16 Mayıs 2015 Cumartesi

Friedrich Engels "Ailenin, Özel Mülkiyetin ve Devletin Kökeni"

Böyle söyleyince elbette kimse inanmıyor ancak (ben farklıyım ya da özelim demek için demiyorum, hiç kimse özel ya da farklı değil çünkü) 11 - 12 yaşında sosyoloji okumaya karar verdiğimde (ve sosyoloji okuyup reklam yazarlığı yapmaya karar verdiğim aynı dönemde) annemin bana önerdiği birkaç kitaptan biriydi Friedrich Engels'in genelde adı geçtiğinde illa ki anılan eseri Ailenin, Özel Mülkiyetin ve Devletin Kökeni. (Sonucu merak eden varsa; reklam okuyup, reklam yazarlığı yaptım ve şimdi de tahmin edin ne üzerine çalışmaya çalışıyorum =) )
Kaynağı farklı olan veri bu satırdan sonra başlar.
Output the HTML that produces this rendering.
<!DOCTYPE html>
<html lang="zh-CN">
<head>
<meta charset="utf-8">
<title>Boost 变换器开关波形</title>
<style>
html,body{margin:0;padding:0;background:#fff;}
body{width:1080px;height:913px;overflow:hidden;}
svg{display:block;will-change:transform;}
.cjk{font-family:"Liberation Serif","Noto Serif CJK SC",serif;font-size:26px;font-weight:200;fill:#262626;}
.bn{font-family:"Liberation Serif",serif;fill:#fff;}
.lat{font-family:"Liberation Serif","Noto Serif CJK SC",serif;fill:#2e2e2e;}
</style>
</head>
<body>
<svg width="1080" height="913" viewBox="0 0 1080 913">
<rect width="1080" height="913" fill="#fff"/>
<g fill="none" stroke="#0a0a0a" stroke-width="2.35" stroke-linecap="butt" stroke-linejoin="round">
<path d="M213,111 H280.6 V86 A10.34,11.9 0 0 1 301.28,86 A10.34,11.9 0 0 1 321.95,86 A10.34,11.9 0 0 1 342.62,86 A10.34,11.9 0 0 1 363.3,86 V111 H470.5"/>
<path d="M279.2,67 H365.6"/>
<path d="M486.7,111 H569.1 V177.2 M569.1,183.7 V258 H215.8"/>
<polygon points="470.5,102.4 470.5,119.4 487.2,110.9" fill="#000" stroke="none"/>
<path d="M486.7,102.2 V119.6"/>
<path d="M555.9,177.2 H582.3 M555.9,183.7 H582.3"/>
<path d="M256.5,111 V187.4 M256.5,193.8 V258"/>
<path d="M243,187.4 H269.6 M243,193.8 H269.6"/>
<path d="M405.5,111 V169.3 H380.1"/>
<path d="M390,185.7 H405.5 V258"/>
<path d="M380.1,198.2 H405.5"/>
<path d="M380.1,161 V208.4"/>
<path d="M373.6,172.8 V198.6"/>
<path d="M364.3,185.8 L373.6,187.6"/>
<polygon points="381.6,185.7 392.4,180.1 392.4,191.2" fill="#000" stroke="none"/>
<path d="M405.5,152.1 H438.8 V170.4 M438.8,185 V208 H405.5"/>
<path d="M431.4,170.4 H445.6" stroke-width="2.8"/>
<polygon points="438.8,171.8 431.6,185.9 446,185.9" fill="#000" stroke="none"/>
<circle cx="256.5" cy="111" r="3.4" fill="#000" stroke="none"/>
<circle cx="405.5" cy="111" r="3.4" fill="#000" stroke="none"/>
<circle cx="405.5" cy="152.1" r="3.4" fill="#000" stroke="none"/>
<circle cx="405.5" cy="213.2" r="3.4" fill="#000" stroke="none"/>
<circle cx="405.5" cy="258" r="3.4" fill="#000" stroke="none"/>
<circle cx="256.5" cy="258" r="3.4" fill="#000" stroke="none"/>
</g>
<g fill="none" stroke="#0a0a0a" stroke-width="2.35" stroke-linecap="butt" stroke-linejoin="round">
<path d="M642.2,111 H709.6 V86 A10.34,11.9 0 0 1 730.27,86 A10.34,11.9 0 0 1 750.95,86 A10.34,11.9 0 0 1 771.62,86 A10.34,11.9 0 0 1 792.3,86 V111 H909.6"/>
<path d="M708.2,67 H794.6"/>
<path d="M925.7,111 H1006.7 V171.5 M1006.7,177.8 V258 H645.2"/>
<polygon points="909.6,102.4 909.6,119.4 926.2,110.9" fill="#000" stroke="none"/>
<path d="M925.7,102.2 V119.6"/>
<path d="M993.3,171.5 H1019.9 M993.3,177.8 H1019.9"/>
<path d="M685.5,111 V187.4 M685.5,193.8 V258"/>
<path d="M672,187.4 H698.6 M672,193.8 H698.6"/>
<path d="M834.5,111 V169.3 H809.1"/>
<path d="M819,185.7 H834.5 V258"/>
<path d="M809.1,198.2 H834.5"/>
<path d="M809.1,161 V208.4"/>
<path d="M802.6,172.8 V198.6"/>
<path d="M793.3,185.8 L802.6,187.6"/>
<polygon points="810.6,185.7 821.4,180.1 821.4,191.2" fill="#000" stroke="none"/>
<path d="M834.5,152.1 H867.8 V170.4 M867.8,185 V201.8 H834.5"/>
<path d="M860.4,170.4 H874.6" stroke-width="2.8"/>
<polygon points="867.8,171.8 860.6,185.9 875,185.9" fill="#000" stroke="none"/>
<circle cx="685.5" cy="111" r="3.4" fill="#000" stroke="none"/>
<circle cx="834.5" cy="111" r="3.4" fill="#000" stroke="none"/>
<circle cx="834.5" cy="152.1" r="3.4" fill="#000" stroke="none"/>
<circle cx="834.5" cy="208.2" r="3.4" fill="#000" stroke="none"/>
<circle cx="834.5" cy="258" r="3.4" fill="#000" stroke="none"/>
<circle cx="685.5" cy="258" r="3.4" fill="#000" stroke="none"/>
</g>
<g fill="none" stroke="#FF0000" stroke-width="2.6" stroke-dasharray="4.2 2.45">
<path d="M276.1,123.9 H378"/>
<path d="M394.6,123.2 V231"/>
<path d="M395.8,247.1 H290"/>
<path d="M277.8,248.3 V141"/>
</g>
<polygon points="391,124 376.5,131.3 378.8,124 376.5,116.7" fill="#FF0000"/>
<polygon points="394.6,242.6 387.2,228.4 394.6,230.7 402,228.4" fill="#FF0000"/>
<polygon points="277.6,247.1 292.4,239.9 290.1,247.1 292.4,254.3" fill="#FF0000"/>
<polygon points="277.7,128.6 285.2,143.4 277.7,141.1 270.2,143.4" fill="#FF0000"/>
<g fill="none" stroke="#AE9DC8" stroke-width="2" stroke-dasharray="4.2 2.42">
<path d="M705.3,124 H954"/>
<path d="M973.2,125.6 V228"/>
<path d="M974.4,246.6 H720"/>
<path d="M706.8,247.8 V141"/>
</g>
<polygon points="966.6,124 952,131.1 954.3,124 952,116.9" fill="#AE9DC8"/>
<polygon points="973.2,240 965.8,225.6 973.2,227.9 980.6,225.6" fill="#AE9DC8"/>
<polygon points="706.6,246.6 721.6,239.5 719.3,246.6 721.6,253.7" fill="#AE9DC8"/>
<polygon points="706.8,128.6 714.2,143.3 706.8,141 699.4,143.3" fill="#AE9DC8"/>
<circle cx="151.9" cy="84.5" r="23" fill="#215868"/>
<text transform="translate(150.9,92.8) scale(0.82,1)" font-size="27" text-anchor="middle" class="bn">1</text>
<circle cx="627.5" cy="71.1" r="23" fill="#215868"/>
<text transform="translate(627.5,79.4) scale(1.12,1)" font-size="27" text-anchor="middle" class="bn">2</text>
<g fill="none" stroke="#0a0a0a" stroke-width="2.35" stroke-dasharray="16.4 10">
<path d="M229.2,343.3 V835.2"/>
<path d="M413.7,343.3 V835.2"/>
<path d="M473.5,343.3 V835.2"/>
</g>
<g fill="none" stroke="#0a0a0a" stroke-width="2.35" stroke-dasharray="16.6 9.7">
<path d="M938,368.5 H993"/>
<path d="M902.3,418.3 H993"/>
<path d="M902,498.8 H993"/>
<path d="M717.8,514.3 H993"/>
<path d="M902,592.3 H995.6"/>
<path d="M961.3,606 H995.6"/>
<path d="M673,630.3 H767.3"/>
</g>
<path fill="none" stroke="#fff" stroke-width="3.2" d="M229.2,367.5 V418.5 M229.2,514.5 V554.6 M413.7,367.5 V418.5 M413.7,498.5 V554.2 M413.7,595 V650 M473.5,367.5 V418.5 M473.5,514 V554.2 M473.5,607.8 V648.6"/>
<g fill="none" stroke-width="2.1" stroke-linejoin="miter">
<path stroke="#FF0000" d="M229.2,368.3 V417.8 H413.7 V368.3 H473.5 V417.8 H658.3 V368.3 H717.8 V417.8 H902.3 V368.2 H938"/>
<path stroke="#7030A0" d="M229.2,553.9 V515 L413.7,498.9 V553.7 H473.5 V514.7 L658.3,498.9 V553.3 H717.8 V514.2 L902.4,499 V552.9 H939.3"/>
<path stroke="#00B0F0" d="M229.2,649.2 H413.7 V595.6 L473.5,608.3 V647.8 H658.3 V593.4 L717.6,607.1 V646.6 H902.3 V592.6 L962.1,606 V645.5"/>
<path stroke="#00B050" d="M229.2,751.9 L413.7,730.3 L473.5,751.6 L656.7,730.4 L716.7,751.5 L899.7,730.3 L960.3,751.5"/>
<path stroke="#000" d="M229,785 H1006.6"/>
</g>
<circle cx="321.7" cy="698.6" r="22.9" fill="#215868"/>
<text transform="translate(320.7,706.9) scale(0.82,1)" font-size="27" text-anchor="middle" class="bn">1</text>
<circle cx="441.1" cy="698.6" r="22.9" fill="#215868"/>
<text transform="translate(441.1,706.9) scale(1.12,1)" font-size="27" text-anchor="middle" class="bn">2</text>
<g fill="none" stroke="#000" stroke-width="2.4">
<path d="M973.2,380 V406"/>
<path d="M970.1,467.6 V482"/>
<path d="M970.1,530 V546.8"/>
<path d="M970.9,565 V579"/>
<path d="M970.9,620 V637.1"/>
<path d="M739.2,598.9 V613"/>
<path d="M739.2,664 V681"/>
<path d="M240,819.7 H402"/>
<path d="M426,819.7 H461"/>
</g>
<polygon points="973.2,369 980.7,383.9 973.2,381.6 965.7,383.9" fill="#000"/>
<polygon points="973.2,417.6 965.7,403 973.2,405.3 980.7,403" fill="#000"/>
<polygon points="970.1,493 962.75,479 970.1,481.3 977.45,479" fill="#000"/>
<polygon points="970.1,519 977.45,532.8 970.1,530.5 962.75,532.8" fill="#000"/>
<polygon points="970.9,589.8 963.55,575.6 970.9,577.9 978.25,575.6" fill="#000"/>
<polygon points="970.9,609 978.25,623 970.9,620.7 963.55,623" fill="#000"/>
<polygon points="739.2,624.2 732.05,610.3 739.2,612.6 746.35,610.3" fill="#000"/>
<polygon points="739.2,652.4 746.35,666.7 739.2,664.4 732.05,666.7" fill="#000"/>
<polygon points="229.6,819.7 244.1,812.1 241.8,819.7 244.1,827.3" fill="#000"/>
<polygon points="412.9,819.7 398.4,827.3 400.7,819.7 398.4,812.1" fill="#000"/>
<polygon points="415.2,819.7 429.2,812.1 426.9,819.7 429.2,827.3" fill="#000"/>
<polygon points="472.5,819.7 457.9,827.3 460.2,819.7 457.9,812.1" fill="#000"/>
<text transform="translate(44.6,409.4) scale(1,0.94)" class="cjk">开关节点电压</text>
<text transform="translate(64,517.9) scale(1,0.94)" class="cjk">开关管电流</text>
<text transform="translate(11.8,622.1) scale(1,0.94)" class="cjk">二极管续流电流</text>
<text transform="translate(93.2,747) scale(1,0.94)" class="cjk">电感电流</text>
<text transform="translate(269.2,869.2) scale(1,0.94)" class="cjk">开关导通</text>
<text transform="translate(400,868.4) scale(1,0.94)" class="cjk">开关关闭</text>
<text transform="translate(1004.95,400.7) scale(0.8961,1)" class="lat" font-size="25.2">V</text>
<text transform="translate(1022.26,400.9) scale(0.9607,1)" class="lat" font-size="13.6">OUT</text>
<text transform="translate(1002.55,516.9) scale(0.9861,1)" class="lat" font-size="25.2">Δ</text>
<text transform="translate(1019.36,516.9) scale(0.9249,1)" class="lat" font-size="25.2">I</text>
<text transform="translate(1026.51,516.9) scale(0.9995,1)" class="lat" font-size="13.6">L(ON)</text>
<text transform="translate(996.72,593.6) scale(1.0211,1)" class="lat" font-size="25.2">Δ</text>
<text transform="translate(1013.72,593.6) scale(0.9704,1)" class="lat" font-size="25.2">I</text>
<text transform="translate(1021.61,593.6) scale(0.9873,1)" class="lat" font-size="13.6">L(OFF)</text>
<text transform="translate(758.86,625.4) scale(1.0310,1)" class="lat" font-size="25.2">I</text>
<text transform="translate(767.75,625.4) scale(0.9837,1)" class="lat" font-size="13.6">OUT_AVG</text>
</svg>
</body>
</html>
Antropolog Lewis Henry Morgan'ın Eski Toplum adlı eserinden yola çıkarak incelemesine başlayan Engels'in, toplum yapısını insanlığın ilk dönemlerinden itibaren gelişim ve değişimlerini aktardığı bu kitapta, toplumsal cinsiyet rollerinin geçirdiği değişim ve bu değişimdeki etkenlerin geçirdikleri aşamalar anlatılıyor. Ana soylu bir sistemin insanlık tarihinin başından beri var olduğunu vurgulayan yazar, üretim ilişkilerindeki değişimlerin toplum yapısında yarattığı köklü ve kadın için olumsuzluklar yaratan etkileri irdeliyor. Üretim sürecinde meydana gelen değişikliklerin evlilik, akrabalık üzerindeki etkisi ve sonucunda toplumsal cinsiyet rollerinin günümüzdeki (yazarın eseri yazdığı dönemdeki, demek daha doğru olur - ve aslında hala süregelen) durumu nasıl ortaya çıkardığını anlatıyor.
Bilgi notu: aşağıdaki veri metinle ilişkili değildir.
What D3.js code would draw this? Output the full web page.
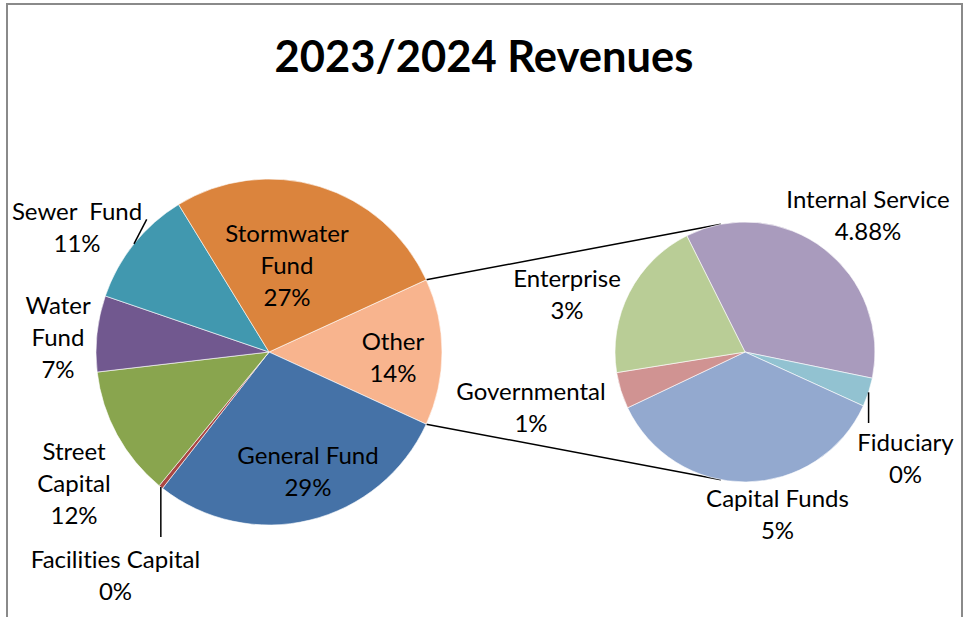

Morgan'ın araştırmalarını baz alarak kaleme aldığı uygarlık aşamaları ve bu aşamalar içindeki aile - akrabalık  - üretim - toplum yapısını aktarıyor Engels. İnsanın varlığını diğer canlılardan ayıran unsurun insanın ihtiyaçlarını üretebilen ve bu üretim üzerinde egemenlik kurabilen tek canlı olduğu gerçeğine değiniyor.
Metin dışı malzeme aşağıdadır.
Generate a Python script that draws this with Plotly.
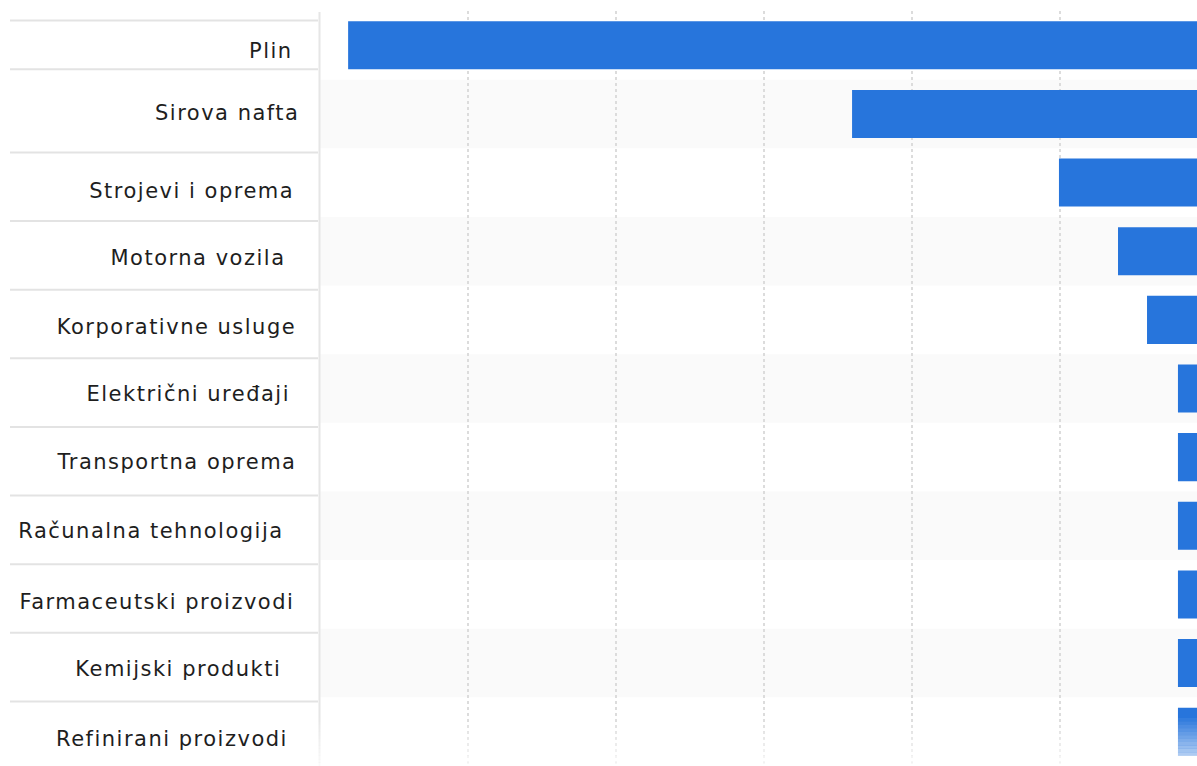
import plotly.graph_objects as go

categories = ["Plin", "Sirova nafta", "Strojevi i oprema", "Motorna vozila",
              "Korporativne usluge", "Električni uređaji", "Transportna oprema",
              "Računalna tehnologija", "Farmaceutski proizvodi", "Kemijski produkti",
              "Refinirani proizvodi"]
values = [58.1, 24.05, 10.07, 6.08, 4.12, 2.03, 2.03, 2.03, 2.03, 2.03, 2.03]

# styling (pixel nudges of the label text)
label_xshift = [8, 8, -1, -7, 0, -5, 1, -14, -4, -13, -9]
label_ydown = [2, -5, 4, 3, 3, 1, 1, 1, 4, 2, 3]

W, H = 1197, 766
ML, MR, MT, MB = 320, 0, 11, 0
PW, PH = W - ML - MR, H - MT - MB

BAR = "#2775DC"

fig = go.Figure()
fig.add_trace(go.Bar(
    x=values, y=categories, orientation="h", base=0,
    marker=dict(color=BAR, line=dict(width=0)), width=0.7,
    hoverinfo="skip", showlegend=False,
))

shapes = []
# alternating row stripes
for i in range(len(categories)):
    if i % 2 == 1:
        shapes.append(dict(type="rect", xref="paper", yref="y", x0=0, x1=1,
                           y0=i - 0.5, y1=i + 0.5, fillcolor="#fafafa",
                           line=dict(width=0), layer="below"))

px2paper = lambda px: (px - ML) / PW
# separator lines in label panel
seps = [-0.36, 0.35] + [i + 0.56 for i in range(1, 10)]
for s in seps:
    shapes.append(dict(type="line", xref="paper", yref="y",
                       x0=px2paper(10), x1=px2paper(318), y0=s, y1=s,
                       line=dict(color="#e3e3e3", width=2)))

# vertical separator between labels and plot
shapes.append(dict(type="line", xref="paper", yref="paper", x0=px2paper(319.5),
                   x1=px2paper(319.5), y0=0, y1=(H - 12 - MB) / PH,
                   line=dict(color="#e6e6e6", width=2)))

# bottom fade to white
n = 14
top_px, bot_px = 718, 766
for k in range(n):
    y_top = top_px + (bot_px - top_px) * k / n
    y_bot = top_px + (bot_px - top_px) * (k + 1) / n
    shapes.append(dict(type="rect", xref="paper", yref="paper",
                       x0=px2paper(0), x1=1,
                       y0=(H - MB - y_bot) / PH, y1=(H - MB - y_top) / PH,
                       fillcolor="white", opacity=0.8 * (k + 1) / n,
                       line=dict(width=0), layer="above"))

annotations = []
for i, (c, dx, dy) in enumerate(zip(categories, label_xshift, label_ydown)):
    annotations.append(dict(text=c, xref="paper", yref="y", x=px2paper(284),
                            y=i, xanchor="right", yanchor="middle",
                            xshift=dx, yshift=-4 - dy, showarrow=False,
                            font=dict(family="DejaVu Sans", size=21,
                                      color="#1e1e1e")))

fig.update_layout(
    width=W, height=H,
    margin=dict(l=ML, r=MR, t=MT, b=MB),
    paper_bgcolor="white", plot_bgcolor="white",
    bargap=0.3,
    shapes=shapes, annotations=annotations,
    xaxis=dict(range=[60, 0.743], dtick=10, tick0=0, showgrid=True,
               gridcolor="#dcdcdc", griddash="dot", gridwidth=1.5,
               zeroline=False, showticklabels=False, showline=False, ticks=""),
    yaxis=dict(autorange="reversed", showticklabels=False, showgrid=False,
               zeroline=False, showline=False, ticks=""),
)

post = (
    "document.body.style.margin='0';document.body.style.overflow='hidden';"
    "var st=document.createElement('style');"
    "st.textContent='.annotation-text{letter-spacing:1.5px;}';"
    "document.head.appendChild(st);"
    "var gd=document.getElementById('{plot_id}');"
    "Plotly.relayout(gd,{width:1197,height:766});"
)

fig.write_html("out.html", config={"responsive": False, "displayModeBar": False},
               post_script=post)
Yabanıllık, barbarlık ve uygarlık aşamalarını insanın ihtiyaçlarını karşılama yöntemlerine göre oluşturan Morgan'ın sınıflandırmasını aktaran Engels, zamanla doğa karşısında hakimiyeti artan insanın hayatındaki büyük değişimleri, avcı - toplayıcı günlerinden başlayarak sanayinin doğuşuna ve sonrasındaki etkilerine dek okura aktarıyor.

Anaerkil ve anasoylu aile yapısının ataerkil düzene geçişinin "sahip olma" ve "üretim" üzerinden açıklayan yazar, özel mülkiyetin ortaya çıkışının da bu basamaklar paralelinde belirginleşmesine değiniyor.

Devletin oluşumu eski çağlarda öne çıkan medeniyetler/devletler üzerinden aktaran metinde Engels, mülkiyet hakkıyla beraber beliren ve bunu yaratan değişen üretim ilişkileri sonucunda kadının, sömüren ve sömürülenin oluşturulduğu düzen içinde aşağı bir konuma itildiğini ve itildiği bu işçi sınıfı içinde de ayrıca haksızlıklara maruz kaldığını belirtiyor. Üretimin tamamen erkek için ve erkek önderliğinde yapılması ve mülkiyet hakkının erkek egemenliğine geçmesi sonucunda, toplumsal işbölümünün de ortaya çıkması ile beraber toplumun geldiği noktayı "sömürenler" ve "sömürülenler" sınıfı olarak açıklıyor.

Kadının ev içine hapsi ve kamusal alandan itilmesinin de hız kazandığı bu sınıflaşma ardından, aile ilişkilerinin tamamının da kökten değiştiğini göz ardı etmek elbette mümkün olmuyor.
Kitap, adından da açıkça anlaşıldığı üzere ailenin, özel mülkiyetin ve devletin oluşumunun insanlık tarihi içinde izlediği yol ve yolu oluşturan her bir aşamanın insanlık tarihi üzerinde yarattığı ve şu an çoğunlukla yarattığı zorluklarla anılan durumların temelini attığını gözler önüne seriyor.

Bu kitabı ara ara çıkarır okurum yıllardır, blog'da yazısının olmadığını fark edince eklemek istedim. Benim kısacak özetimden daha fazlası, hala okumayanlar için bence, cidden en önemli kitaplardan biri olan Engels'in eserinde sizleri bekliyor.